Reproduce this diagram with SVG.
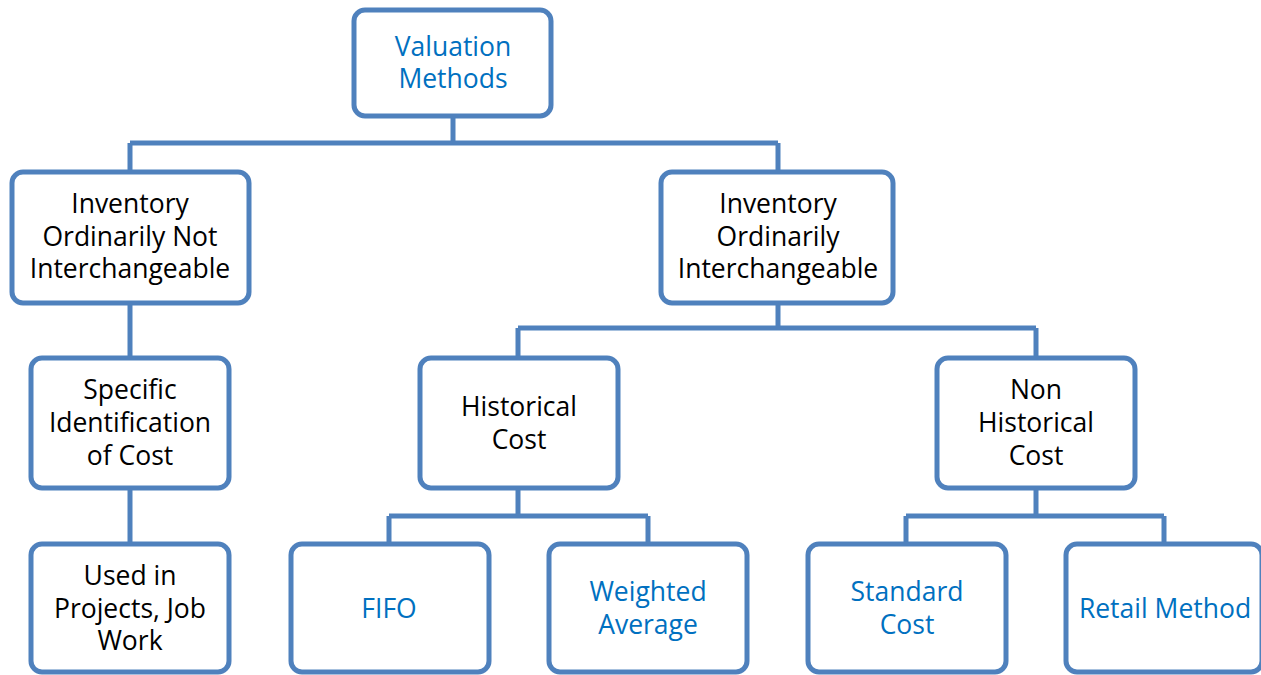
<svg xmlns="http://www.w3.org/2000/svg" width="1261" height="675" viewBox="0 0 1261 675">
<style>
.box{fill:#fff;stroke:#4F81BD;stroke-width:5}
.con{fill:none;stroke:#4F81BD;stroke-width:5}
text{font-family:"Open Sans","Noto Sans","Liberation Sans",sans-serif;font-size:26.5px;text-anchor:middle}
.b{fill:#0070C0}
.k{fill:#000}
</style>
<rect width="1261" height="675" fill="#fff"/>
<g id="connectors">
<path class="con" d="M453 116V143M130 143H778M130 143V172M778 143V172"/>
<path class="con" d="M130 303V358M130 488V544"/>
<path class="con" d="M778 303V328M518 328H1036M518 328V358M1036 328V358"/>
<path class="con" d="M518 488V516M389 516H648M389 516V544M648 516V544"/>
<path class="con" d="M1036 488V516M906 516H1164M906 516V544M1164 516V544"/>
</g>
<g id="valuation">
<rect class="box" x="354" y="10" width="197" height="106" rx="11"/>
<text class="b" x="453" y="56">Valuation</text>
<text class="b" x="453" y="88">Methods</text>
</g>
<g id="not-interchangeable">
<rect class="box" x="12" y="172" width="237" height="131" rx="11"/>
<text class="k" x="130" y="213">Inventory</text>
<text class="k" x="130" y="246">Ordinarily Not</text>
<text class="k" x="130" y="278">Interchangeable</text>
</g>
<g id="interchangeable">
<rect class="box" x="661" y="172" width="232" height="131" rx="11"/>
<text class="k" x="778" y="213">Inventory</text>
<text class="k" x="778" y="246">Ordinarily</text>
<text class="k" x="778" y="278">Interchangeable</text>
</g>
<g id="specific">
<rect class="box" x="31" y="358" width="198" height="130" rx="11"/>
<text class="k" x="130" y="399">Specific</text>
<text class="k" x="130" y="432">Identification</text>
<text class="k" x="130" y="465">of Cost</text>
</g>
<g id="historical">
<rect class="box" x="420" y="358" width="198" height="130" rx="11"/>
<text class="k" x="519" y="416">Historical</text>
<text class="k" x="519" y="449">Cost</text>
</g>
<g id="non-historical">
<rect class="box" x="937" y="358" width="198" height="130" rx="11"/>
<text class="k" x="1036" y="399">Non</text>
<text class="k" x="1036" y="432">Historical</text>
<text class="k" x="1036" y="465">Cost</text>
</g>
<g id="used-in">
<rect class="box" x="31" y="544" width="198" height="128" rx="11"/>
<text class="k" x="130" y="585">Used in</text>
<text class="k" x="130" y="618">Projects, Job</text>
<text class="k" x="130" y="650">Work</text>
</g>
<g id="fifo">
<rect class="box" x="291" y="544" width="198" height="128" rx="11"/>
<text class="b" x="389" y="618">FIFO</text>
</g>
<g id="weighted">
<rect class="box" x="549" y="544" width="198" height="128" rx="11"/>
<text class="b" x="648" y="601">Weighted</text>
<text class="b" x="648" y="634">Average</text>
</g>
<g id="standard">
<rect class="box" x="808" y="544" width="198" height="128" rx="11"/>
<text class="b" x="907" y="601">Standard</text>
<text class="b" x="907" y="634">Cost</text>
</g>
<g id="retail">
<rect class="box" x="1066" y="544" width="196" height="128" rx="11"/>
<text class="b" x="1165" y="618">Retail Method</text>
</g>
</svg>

▶ _STATED PROBLEM_:
The data above should be repeated exactly, minus any pictures.

▶ _FULL OUTPUT_:
Reproduce this diagram with SVG.
<svg xmlns="http://www.w3.org/2000/svg" width="1261" height="675" viewBox="0 0 1261 675">
<style>
.box{fill:#fff;stroke:#4F81BD;stroke-width:5}
.con{fill:none;stroke:#4F81BD;stroke-width:5}
text{font-family:"Open Sans","Noto Sans","Liberation Sans",sans-serif;font-size:26.5px;text-anchor:middle}
.b{fill:#0070C0}
.k{fill:#000}
</style>
<rect width="1261" height="675" fill="#fff"/>
<g id="connectors">
<path class="con" d="M453 116V143M130 143H778M130 143V172M778 143V172"/>
<path class="con" d="M130 303V358M130 488V544"/>
<path class="con" d="M778 303V328M518 328H1036M518 328V358M1036 328V358"/>
<path class="con" d="M518 488V516M389 516H648M389 516V544M648 516V544"/>
<path class="con" d="M1036 488V516M906 516H1164M906 516V544M1164 516V544"/>
</g>
<g id="valuation">
<rect class="box" x="354" y="10" width="197" height="106" rx="11"/>
<text class="b" x="453" y="56">Valuation</text>
<text class="b" x="453" y="88">Methods</text>
</g>
<g id="not-interchangeable">
<rect class="box" x="12" y="172" width="237" height="131" rx="11"/>
<text class="k" x="130" y="213">Inventory</text>
<text class="k" x="130" y="246">Ordinarily Not</text>
<text class="k" x="130" y="278">Interchangeable</text>
</g>
<g id="interchangeable">
<rect class="box" x="661" y="172" width="232" height="131" rx="11"/>
<text class="k" x="778" y="213">Inventory</text>
<text class="k" x="778" y="246">Ordinarily</text>
<text class="k" x="778" y="278">Interchangeable</text>
</g>
<g id="specific">
<rect class="box" x="31" y="358" width="198" height="130" rx="11"/>
<text class="k" x="130" y="399">Specific</text>
<text class="k" x="130" y="432">Identification</text>
<text class="k" x="130" y="465">of Cost</text>
</g>
<g id="historical">
<rect class="box" x="420" y="358" width="198" height="130" rx="11"/>
<text class="k" x="519" y="416">Historical</text>
<text class="k" x="519" y="449">Cost</text>
</g>
<g id="non-historical">
<rect class="box" x="937" y="358" width="198" height="130" rx="11"/>
<text class="k" x="1036" y="399">Non</text>
<text class="k" x="1036" y="432">Historical</text>
<text class="k" x="1036" y="465">Cost</text>
</g>
<g id="used-in">
<rect class="box" x="31" y="544" width="198" height="128" rx="11"/>
<text class="k" x="130" y="585">Used in</text>
<text class="k" x="130" y="618">Projects, Job</text>
<text class="k" x="130" y="650">Work</text>
</g>
<g id="fifo">
<rect class="box" x="291" y="544" width="198" height="128" rx="11"/>
<text class="b" x="389" y="618">FIFO</text>
</g>
<g id="weighted">
<rect class="box" x="549" y="544" width="198" height="128" rx="11"/>
<text class="b" x="648" y="601">Weighted</text>
<text class="b" x="648" y="634">Average</text>
</g>
<g id="standard">
<rect class="box" x="808" y="544" width="198" height="128" rx="11"/>
<text class="b" x="907" y="601">Standard</text>
<text class="b" x="907" y="634">Cost</text>
</g>
<g id="retail">
<rect class="box" x="1066" y="544" width="196" height="128" rx="11"/>
<text class="b" x="1165" y="618">Retail Method</text>
</g>
</svg>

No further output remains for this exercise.